>>>>>
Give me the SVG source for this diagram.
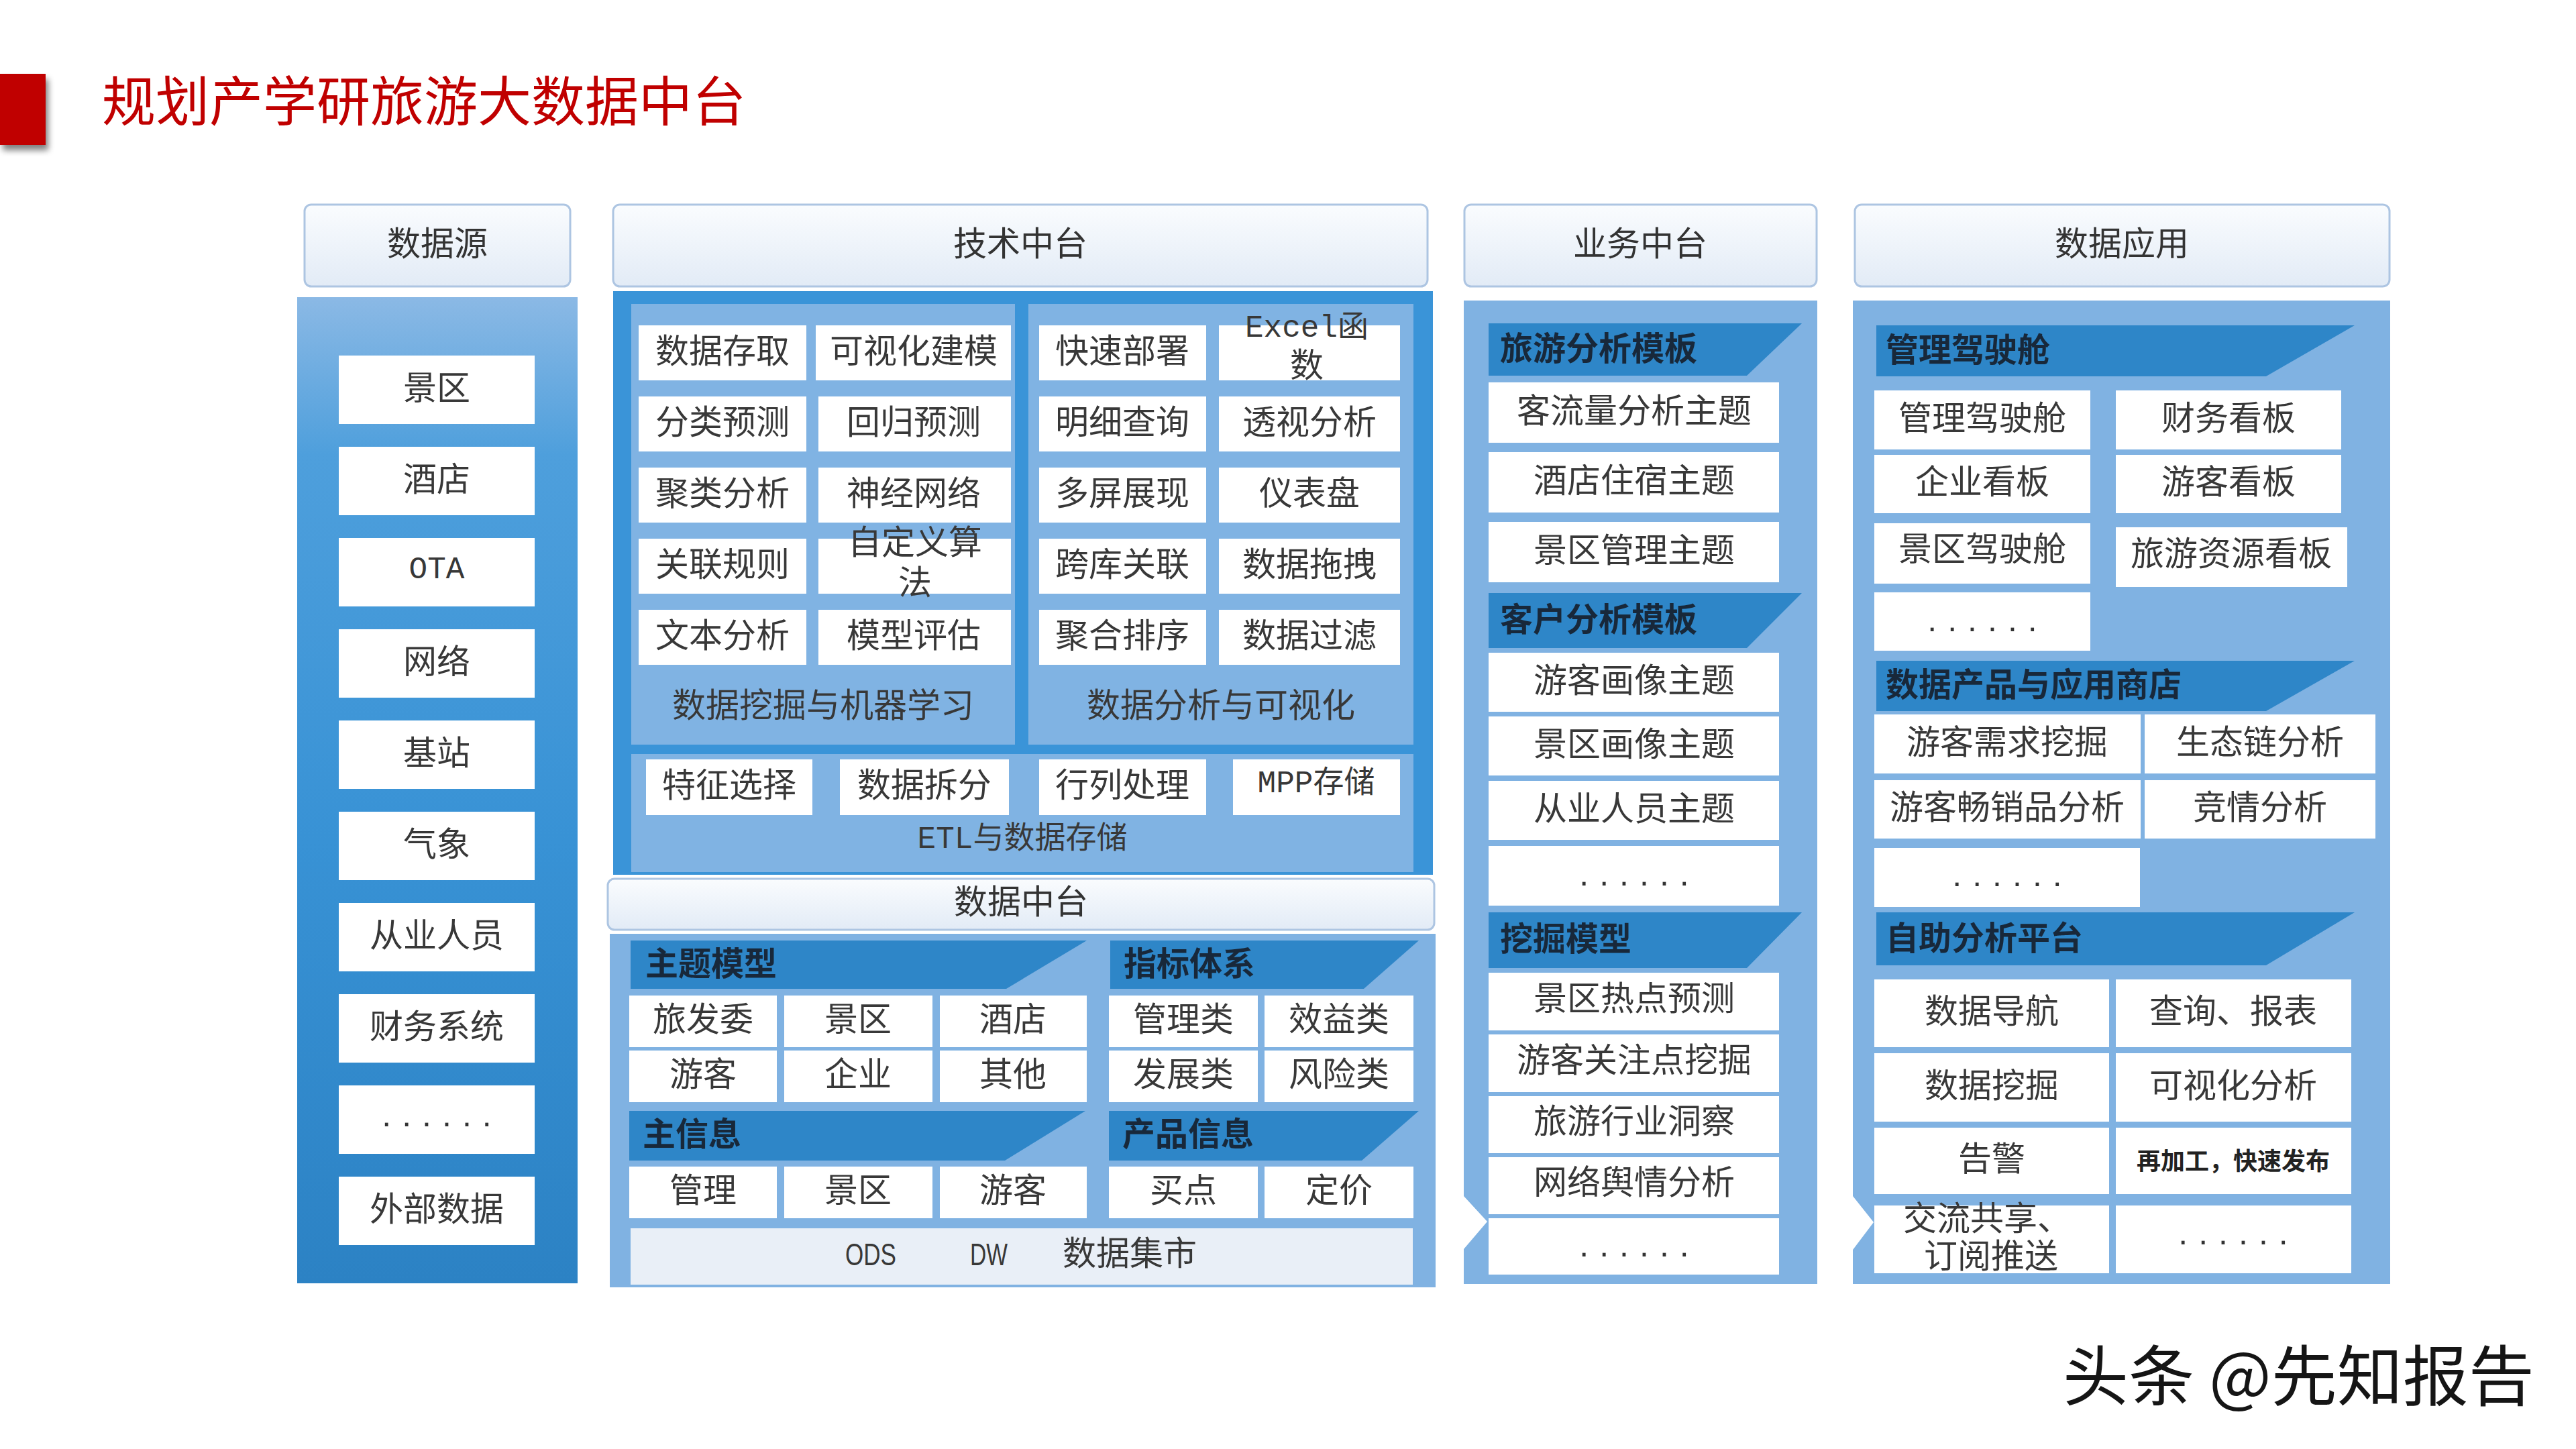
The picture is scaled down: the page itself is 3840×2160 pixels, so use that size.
<svg xmlns="http://www.w3.org/2000/svg" width="3840" height="2160" viewBox="0 0 3840 2160">
<defs>
<linearGradient id="hdrG" x1="0" y1="0" x2="0" y2="1">
<stop offset="0" stop-color="#FAFCFE"/><stop offset="1" stop-color="#E2EBF6"/>
</linearGradient>
<linearGradient id="srcG" x1="0" y1="0" x2="0" y2="1">
<stop offset="0" stop-color="#8BB9E5"/><stop offset="0.16" stop-color="#4E9FDC"/><stop offset="0.55" stop-color="#3892D5"/><stop offset="1" stop-color="#2C82C4"/>
</linearGradient>
<filter id="sh" x="-30%" y="-30%" width="160%" height="160%">
<feGaussianBlur in="SourceAlpha" stdDeviation="5"/><feOffset dx="4" dy="8"/>
<feComponentTransfer><feFuncA type="linear" slope="0.5"/></feComponentTransfer>
<feMerge><feMergeNode/><feMergeNode in="SourceGraphic"/></feMerge>
</filter>
</defs>
<style>
.hdr{fill:url(#hdrG);stroke:#ADC5E2;stroke-width:3}
.box{fill:#FFFFFF}
.panel{fill:#80B3E3}
.lb{fill:#80B2E2}
.bn{fill:#2E86C8}
.t{font-family:"Noto Sans CJK SC","Noto Sans",sans-serif;font-size:50px;fill:#383838;text-anchor:middle;dominant-baseline:central}
.h{font-family:"Noto Sans CJK SC",sans-serif;font-size:50px;fill:#333333;text-anchor:middle;dominant-baseline:central}
.bt{font-family:"Noto Sans CJK SC",sans-serif;font-size:49px;font-weight:bold;fill:#18283A;dominant-baseline:central}
.m{font-family:"Liberation Mono","Noto Sans CJK SC",monospace;font-size:46px}
.n{font-family:"Liberation Sans",sans-serif;font-size:46px}
.sm{font-size:36px;font-weight:bold;fill:#222222}
.dots{font-family:"Liberation Sans",sans-serif;font-size:50px;fill:#333;text-anchor:middle;letter-spacing:16px;dominant-baseline:central}
</style>
<rect width="3840" height="2160" fill="#FFFFFF"/>

<g id="title">
<rect x="0" y="110" width="68" height="106" fill="#C00000" filter="url(#sh)"/>
<text x="152" y="145" font-family="'Noto Sans CJK SC',sans-serif" font-size="80" fill="#C00000" dominant-baseline="central">规划产学研旅游大数据中台</text>
</g>

<g id="col-source">
<rect class="hdr" x="454" y="305" width="396" height="122" rx="10"/>
<text class="h" x="652" y="359">数据源</text>
<rect x="443" y="443" width="418" height="1470" fill="url(#srcG)"/>
<g id="src-items">
<rect class="box" x="505" y="530" width="292" height="102"/><text class="t" x="651" y="574">景区</text>
<rect class="box" x="505" y="666" width="292" height="102"/><text class="t" x="651" y="710">酒店</text>
<rect class="box" x="505" y="802" width="292" height="102"/><text class="t m" x="651" y="850">OTA</text>
<rect class="box" x="505" y="938" width="292" height="102"/><text class="t" x="651" y="982">网络</text>
<rect class="box" x="505" y="1074" width="292" height="102"/><text class="t" x="651" y="1118">基站</text>
<rect class="box" x="505" y="1210" width="292" height="102"/><text class="t" x="651" y="1254">气象</text>
<rect class="box" x="505" y="1346" width="292" height="102"/><text class="t" x="651" y="1390">从业人员</text>
<rect class="box" x="505" y="1482" width="292" height="102"/><text class="t" x="651" y="1526">财务系统</text>
<rect class="box" x="505" y="1618" width="292" height="102"/><text class="dots" x="659" y="1662">......</text>
<rect class="box" x="505" y="1754" width="292" height="102"/><text class="t" x="651" y="1798">外部数据</text>
</g>
</g>

<g id="col-tech">
<rect class="hdr" x="914" y="305" width="1214" height="122" rx="10"/>
<text class="h" x="1521" y="359">技术中台</text>
<rect x="914" y="434" width="1222" height="870" fill="#3A94D8"/>
<g id="tech-mining">
<rect class="panel" x="941" y="453" width="572" height="657"/>
<rect class="box" x="952" y="485" width="250" height="82"/><text class="t" x="1077" y="519">数据存取</text>
<rect class="box" x="1216" y="485" width="291" height="82"/><text class="t" x="1362" y="519">可视化建模</text>
<rect class="box" x="952" y="591" width="250" height="82"/><text class="t" x="1077" y="625">分类预测</text>
<rect class="box" x="1220" y="591" width="287" height="82"/><text class="t" x="1362" y="625">回归预测</text>
<rect class="box" x="952" y="697" width="250" height="82"/><text class="t" x="1077" y="731">聚类分析</text>
<rect class="box" x="1220" y="697" width="287" height="82"/><text class="t" x="1362" y="731">神经网络</text>
<rect class="box" x="952" y="803" width="250" height="82"/><text class="t" x="1077" y="837">关联规则</text>
<rect class="box" x="1220" y="803" width="287" height="82"/><text class="t" x="1364" y="804">自定义算</text><text class="t" x="1364" y="864">法</text>
<rect class="box" x="952" y="909" width="250" height="82"/><text class="t" x="1077" y="943">文本分析</text>
<rect class="box" x="1220" y="909" width="287" height="82"/><text class="t" x="1362" y="943">模型评估</text>
<text class="t" x="1227" y="1047">数据挖掘与机器学习</text>
</g>
<g id="tech-analysis">
<rect class="panel" x="1533" y="453" width="574" height="657"/>
<rect class="box" x="1549" y="485" width="249" height="82"/><text class="t" x="1673" y="519">快速部署</text>
<rect class="box" x="1817" y="485" width="270" height="82"/><text class="t m" x="1948" y="490">Excel函</text><text class="t" x="1948" y="540">数</text>
<rect class="box" x="1549" y="591" width="249" height="82"/><text class="t" x="1673" y="625">明细查询</text>
<rect class="box" x="1817" y="591" width="270" height="82"/><text class="t" x="1952" y="625">透视分析</text>
<rect class="box" x="1549" y="697" width="249" height="82"/><text class="t" x="1673" y="731">多屏展现</text>
<rect class="box" x="1817" y="697" width="270" height="82"/><text class="t" x="1952" y="731">仪表盘</text>
<rect class="box" x="1549" y="803" width="249" height="82"/><text class="t" x="1673" y="837">跨库关联</text>
<rect class="box" x="1817" y="803" width="270" height="82"/><text class="t" x="1952" y="837">数据拖拽</text>
<rect class="box" x="1549" y="909" width="249" height="82"/><text class="t" x="1673" y="943">聚合排序</text>
<rect class="box" x="1817" y="909" width="270" height="82"/><text class="t" x="1952" y="943">数据过滤</text>
<text class="t" x="1820" y="1047">数据分析与可视化</text>
</g>
<g id="tech-etl">
<rect class="panel" x="941" y="1124" width="1166" height="176"/>
<rect class="box" x="963" y="1132" width="248" height="83"/><text class="t" x="1087" y="1166">特征选择</text>
<rect class="box" x="1252" y="1132" width="252" height="83"/><text class="t" x="1378" y="1166">数据拆分</text>
<rect class="box" x="1549" y="1132" width="249" height="83"/><text class="t" x="1673" y="1166">行列处理</text>
<rect class="box" x="1838" y="1132" width="249" height="83"/><text class="t m" x="1962" y="1169">MPP存储</text>
<text class="t m" x="1524" y="1252">ETL与数据存储</text>
</g>
</g>

<g id="col-data">
<rect class="hdr" x="906" y="1310" width="1232" height="76" rx="10"/>
<text class="h" x="1522" y="1340">数据中台</text>
<rect class="lb" x="909" y="1392" width="1231" height="527"/>
<g id="data-theme">
<polygon class="bn" points="940,1402 1620,1402 1500,1474 940,1474"/>
<text class="bt" x="962" y="1432">主题模型</text>
<rect class="box" x="938" y="1484" width="220" height="77"/><text class="t" x="1048" y="1515">旅发委</text>
<rect class="box" x="1169" y="1484" width="221" height="77"/><text class="t" x="1279" y="1515">景区</text>
<rect class="box" x="1401" y="1484" width="219" height="77"/><text class="t" x="1510" y="1515">酒店</text>
<rect class="box" x="938" y="1566" width="220" height="77"/><text class="t" x="1048" y="1597">游客</text>
<rect class="box" x="1169" y="1566" width="221" height="77"/><text class="t" x="1279" y="1597">企业</text>
<rect class="box" x="1401" y="1566" width="219" height="77"/><text class="t" x="1510" y="1597">其他</text>
</g>
<g id="data-index">
<polygon class="bn" points="1655,1402 2115,1402 2033,1474 1655,1474"/>
<text class="bt" x="1675" y="1432">指标体系</text>
<rect class="box" x="1653" y="1484" width="222" height="77"/><text class="t" x="1764" y="1515">管理类</text>
<rect class="box" x="1885" y="1484" width="222" height="77"/><text class="t" x="1996" y="1515">效益类</text>
<rect class="box" x="1653" y="1566" width="222" height="77"/><text class="t" x="1764" y="1597">发展类</text>
<rect class="box" x="1885" y="1566" width="222" height="77"/><text class="t" x="1996" y="1597">风险类</text>
</g>
<g id="data-master">
<polygon class="bn" points="938,1656 1618,1656 1498,1730 938,1730"/>
<text class="bt" x="958" y="1686">主信息</text>
<rect class="box" x="938" y="1739" width="220" height="77"/><text class="t" x="1048" y="1770">管理</text>
<rect class="box" x="1169" y="1739" width="221" height="77"/><text class="t" x="1279" y="1770">景区</text>
<rect class="box" x="1401" y="1739" width="219" height="77"/><text class="t" x="1510" y="1770">游客</text>
</g>
<g id="data-product">
<polygon class="bn" points="1653,1656 2115,1656 2030,1730 1653,1730"/>
<text class="bt" x="1673" y="1686">产品信息</text>
<rect class="box" x="1653" y="1739" width="222" height="77"/><text class="t" x="1764" y="1770">买点</text>
<rect class="box" x="1885" y="1739" width="222" height="77"/><text class="t" x="1996" y="1770">定价</text>
</g>
<g id="data-store">
<rect x="940" y="1831" width="1166" height="84" fill="#E9EFF7"/>
<text class="t n" x="1298" y="1870" textLength="76" lengthAdjust="spacingAndGlyphs">ODS</text>
<text class="t n" x="1474" y="1870" textLength="56" lengthAdjust="spacingAndGlyphs">DW</text>
<text class="t" x="1684" y="1864">数据集市</text>
</g>
</g>

<g id="col-business">
<rect class="hdr" x="2183" y="305" width="525" height="122" rx="10"/>
<text class="h" x="2445" y="359">业务中台</text>
<polygon class="lb" points="2182,448 2709,448 2709,1914 2182,1914 2182,1862 2217,1821 2182,1783"/>
<g id="biz-travel">
<polygon class="bn" points="2219,482 2686,482 2604,560 2219,560"/>
<text class="bt" x="2236" y="515">旅游分析模板</text>
<rect class="box" x="2219" y="570" width="433" height="90"/><text class="t" x="2436" y="608">客流量分析主题</text>
<rect class="box" x="2219" y="674" width="433" height="90"/><text class="t" x="2436" y="712">酒店住宿主题</text>
<rect class="box" x="2219" y="778" width="433" height="90"/><text class="t" x="2436" y="816">景区管理主题</text>
</g>
<g id="biz-customer">
<polygon class="bn" points="2219,884 2686,884 2604,966 2219,966"/>
<text class="bt" x="2236" y="919">客户分析模板</text>
<rect class="box" x="2219" y="973" width="433" height="88"/><text class="t" x="2436" y="1010">游客画像主题</text>
<rect class="box" x="2219" y="1068" width="433" height="88"/><text class="t" x="2436" y="1105">景区画像主题</text>
<rect class="box" x="2219" y="1164" width="433" height="88"/><text class="t" x="2436" y="1201">从业人员主题</text>
<rect class="box" x="2219" y="1261" width="433" height="89"/><text class="dots" x="2444" y="1303">......</text>
</g>
<g id="biz-mining">
<polygon class="bn" points="2219,1360 2686,1360 2604,1443 2219,1443"/>
<text class="bt" x="2236" y="1395">挖掘模型</text>
<rect class="box" x="2219" y="1450" width="433" height="86"/><text class="t" x="2436" y="1484">景区热点预测</text>
<rect class="box" x="2219" y="1542" width="433" height="86"/><text class="t" x="2436" y="1576">游客关注点挖掘</text>
<rect class="box" x="2219" y="1634" width="433" height="85"/><text class="t" x="2436" y="1667">旅游行业洞察</text>
<rect class="box" x="2219" y="1725" width="433" height="85"/><text class="t" x="2436" y="1758">网络舆情分析</text>
<rect class="box" x="2219" y="1816" width="433" height="84"/><text class="dots" x="2444" y="1856">......</text>
</g>
</g>

<g id="col-app">
<rect class="hdr" x="2765" y="305" width="797" height="122" rx="10"/>
<text class="h" x="3163" y="359">数据应用</text>
<polygon class="lb" points="2762,448 3563,448 3563,1914 2762,1914 2762,1863 2793,1822 2762,1783"/>
<g id="app-cockpit">
<polygon class="bn" points="2797,485 3510,485 3378,561 2797,561"/>
<text class="bt" x="2811" y="517">管理驾驶舱</text>
<rect class="box" x="2794" y="582" width="322" height="88"/><text class="t" x="2955" y="619">管理驾驶舱</text>
<rect class="box" x="3154" y="582" width="336" height="88"/><text class="t" x="3322" y="619">财务看板</text>
<rect class="box" x="2794" y="678" width="322" height="87"/><text class="t" x="2955" y="714">企业看板</text>
<rect class="box" x="3154" y="678" width="336" height="87"/><text class="t" x="3322" y="714">游客看板</text>
<rect class="box" x="2794" y="780" width="322" height="90"/><text class="t" x="2955" y="814">景区驾驶舱</text>
<rect class="box" x="3154" y="786" width="345" height="89"/><text class="t" x="3326" y="821">旅游资源看板</text>
<rect class="box" x="2794" y="883" width="322" height="87"/><text class="dots" x="2963" y="924">......</text>
</g>
<g id="app-store">
<polygon class="bn" points="2797,985 3510,985 3378,1060 2797,1060"/>
<text class="bt" x="2811" y="1016">数据产品与应用商店</text>
<rect class="box" x="2794" y="1065" width="397" height="88"/><text class="t" x="2992" y="1102">游客需求挖掘</text>
<rect class="box" x="3197" y="1065" width="344" height="88"/><text class="t" x="3369" y="1102">生态链分析</text>
<rect class="box" x="2794" y="1163" width="397" height="87"/><text class="t" x="2992" y="1199">游客畅销品分析</text>
<rect class="box" x="3197" y="1163" width="344" height="87"/><text class="t" x="3369" y="1199">竞情分析</text>
<rect class="box" x="2794" y="1264" width="396" height="88"/><text class="dots" x="3000" y="1304">......</text>
</g>
<g id="app-self">
<polygon class="bn" points="2797,1360 3510,1360 3378,1439 2797,1439"/>
<text class="bt" x="2811" y="1394">自助分析平台</text>
<rect class="box" x="2794" y="1460" width="350" height="101"/><text class="t" x="2969" y="1503">数据导航</text>
<rect class="box" x="3154" y="1460" width="351" height="101"/><text class="t" x="3329" y="1503">查询、报表</text>
<rect class="box" x="2794" y="1570" width="350" height="102"/><text class="t" x="2969" y="1614">数据挖掘</text>
<rect class="box" x="3154" y="1570" width="351" height="102"/><text class="t" x="3329" y="1614">可视化分析</text>
<rect class="box" x="2794" y="1681" width="350" height="99"/><text class="t" x="2969" y="1723">告警</text>
<rect class="box" x="3154" y="1681" width="351" height="99"/><text class="t sm" x="3329" y="1728">再加工，快速发布</text>
<rect class="box" x="2794" y="1797" width="350" height="101"/><text class="t" x="2962" y="1812">交流共享、</text><text class="t" x="2968" y="1868">订阅推送</text>
<rect class="box" x="3154" y="1797" width="351" height="101"/><text class="dots" x="3337" y="1838">......</text>
</g>
</g>

<g id="connectors"></g>

<g id="watermark">
<text x="3075" y="2044" font-family="'Noto Sans CJK SC',sans-serif" font-size="98" fill="#151515" dominant-baseline="central">头条 @先知报告</text>
</g>
</svg>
<<<<<
Work required
Copy all lines in the listing above where the string "size" appears.

Written response
The picture is scaled down: the page itself is 3840×2160 pixels, so use that size.
.t{font-family:"Noto Sans CJK SC","Noto Sans",sans-serif;font-size:50px;fill:#383838;text-anchor:middle;dominant-baseline:central}
.h{font-family:"Noto Sans CJK SC",sans-serif;font-size:50px;fill:#333333;text-anchor:middle;dominant-baseline:central}
.bt{font-family:"Noto Sans CJK SC",sans-serif;font-size:49px;font-weight:bold;fill:#18283A;dominant-baseline:central}
.m{font-family:"Liberation Mono","Noto Sans CJK SC",monospace;font-size:46px}
.n{font-family:"Liberation Sans",sans-serif;font-size:46px}
.sm{font-size:36px;font-weight:bold;fill:#222222}
.dots{font-family:"Liberation Sans",sans-serif;font-size:50px;fill:#333;text-anchor:middle;letter-spacing:16px;dominant-baseline:central}
<text x="152" y="145" font-family="'Noto Sans CJK SC',sans-serif" font-size="80" fill="#C00000" dominant-baseline="central">规划产学研旅游大数据中台</text>
<text x="3075" y="2044" font-family="'Noto Sans CJK SC',sans-serif" font-size="98" fill="#151515" dominant-baseline="central">头条 @先知报告</text>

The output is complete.